→ **Set problem**
Return the lines below exactly, from the first line to the line that contains "family: 'Lato', size: 24". Leave out pictures.

→ **Information supplied**
────────────────
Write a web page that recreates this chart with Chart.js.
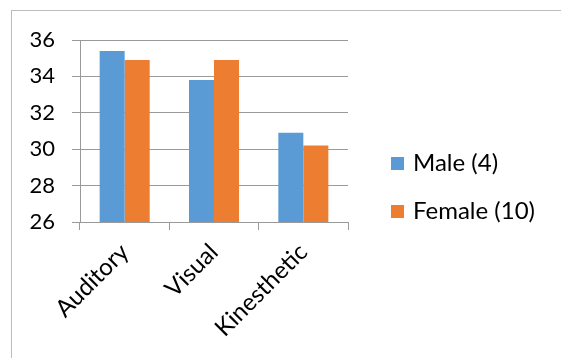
<!DOCTYPE html>
<html>
<head>
<meta charset="utf-8">
<script src="https://cdn.jsdelivr.net/npm/chart.js@4"></script>
<style>
  html, body { margin: 0; padding: 0; background: #fff; }
  #frame { position: absolute; left: 11px; top: 10px; width: 600px; height: 400px; border: 1px solid #bcbcbc; }
  #wrap { position: absolute; left: 0; top: 0; width: 561px; height: 358px; }
</style>
</head>
<body>
<div id="frame"></div>
<div id="wrap"><canvas id="chart"></canvas></div>
<script>
// Learning style scores by gender
const categories = ['Auditory', 'Visual', 'Kinesthetic'];
const maleScores = [35.4, 33.8, 30.9];
const femaleScores = [34.9, 34.9, 30.2];
const seriesNames = ['Male (4)', 'Female (10)'];
const yTicks = [26, 28, 30, 32, 34, 36];

const gridColor = '#9a9a9a';
const tickFont = { family: 'Lato', size: 22 };
const labelFont = { family: 'Lato', size: 24 };

// legend on the right, drawn from the datasets (Excel style spacing)
const sideLegend = {
    id: 'sideLegend',
    afterDraw(chart) {
        const c = chart.ctx;
        c.save();
        c.font = labelFont.size + 'px ' + labelFont.family;
        c.textBaseline = 'alphabetic';
        chart.data.datasets.forEach((ds, i) => {
            const base = 171 + i * 48;
            c.fillStyle = ds.backgroundColor;
            c.fillRect(391, base - 14, 13, 13);
            c.fillStyle = '#000';
            c.fillText(ds.label, 413, base);
        });
        c.restore();
    }
};

const ctx = document.getElementById('chart').getContext('2d');
new Chart(ctx, {
    type: 'bar',
    data: {
        labels: categories,
        datasets: [{
            label: seriesNames[0],
            data: maleScores,
            backgroundColor: '#5b9bd5',
            categoryPercentage: 0.56,
            barPercentage: 1.0
        }, {
            label: seriesNames[1],
            data: femaleScores,
            backgroundColor: '#ed7d31',
            categoryPercentage: 0.56,
            barPercentage: 1.0
        }]
    },
    options: {
        responsive: true,
        maintainAspectRatio: false,
        devicePixelRatio: 1,
        animation: false,
        layout: { padding: { top: 40, bottom: 0, left: 0, right: 213 } },
        plugins: {
            tooltip: { enabled: false },
            legend: { display: false }
        },
        scales: {
            x: {
                grid: { offset: true, drawOnChartArea: false, tickLength: 8, color: gridColor },
                border: { color: gridColor },
                ticks: { color: '#000', font: labelFont, minRotation: 45, maxRotation: 45, padding: 8 },
                afterFit: s => { s.height = 136; }
            },
            y: {
                min: 26,
                max: 36,
                grid: { color: gridColor, tickLength: 8 },
                border: { color: gridColor },
                afterBuildTicks: s => { s.ticks = yTicks.map(v => ({ value: v })); },
                ticks: { color: '#000', font: tickFont, padding: 17 },
                afterFit: s => { s.width = 80; }
            }
        }
    },
    plugins: [sideLegend]
});
</script>
</body>
</html>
────────────────
→ **Task answer**
Write a web page that recreates this chart with Chart.js.
<!DOCTYPE html>
<html>
<head>
<meta charset="utf-8">
<script src="https://cdn.jsdelivr.net/npm/chart.js@4"></script>
<style>
  html, body { margin: 0; padding: 0; background: #fff; }
  #frame { position: absolute; left: 11px; top: 10px; width: 600px; height: 400px; border: 1px solid #bcbcbc; }
  #wrap { position: absolute; left: 0; top: 0; width: 561px; height: 358px; }
</style>
</head>
<body>
<div id="frame"></div>
<div id="wrap"><canvas id="chart"></canvas></div>
<script>
// Learning style scores by gender
const categories = ['Auditory', 'Visual', 'Kinesthetic'];
const maleScores = [35.4, 33.8, 30.9];
const femaleScores = [34.9, 34.9, 30.2];
const seriesNames = ['Male (4)', 'Female (10)'];
const yTicks = [26, 28, 30, 32, 34, 36];

const gridColor = '#9a9a9a';
const tickFont = { family: 'Lato', size: 22 };
const labelFont = { family: 'Lato', size: 24 };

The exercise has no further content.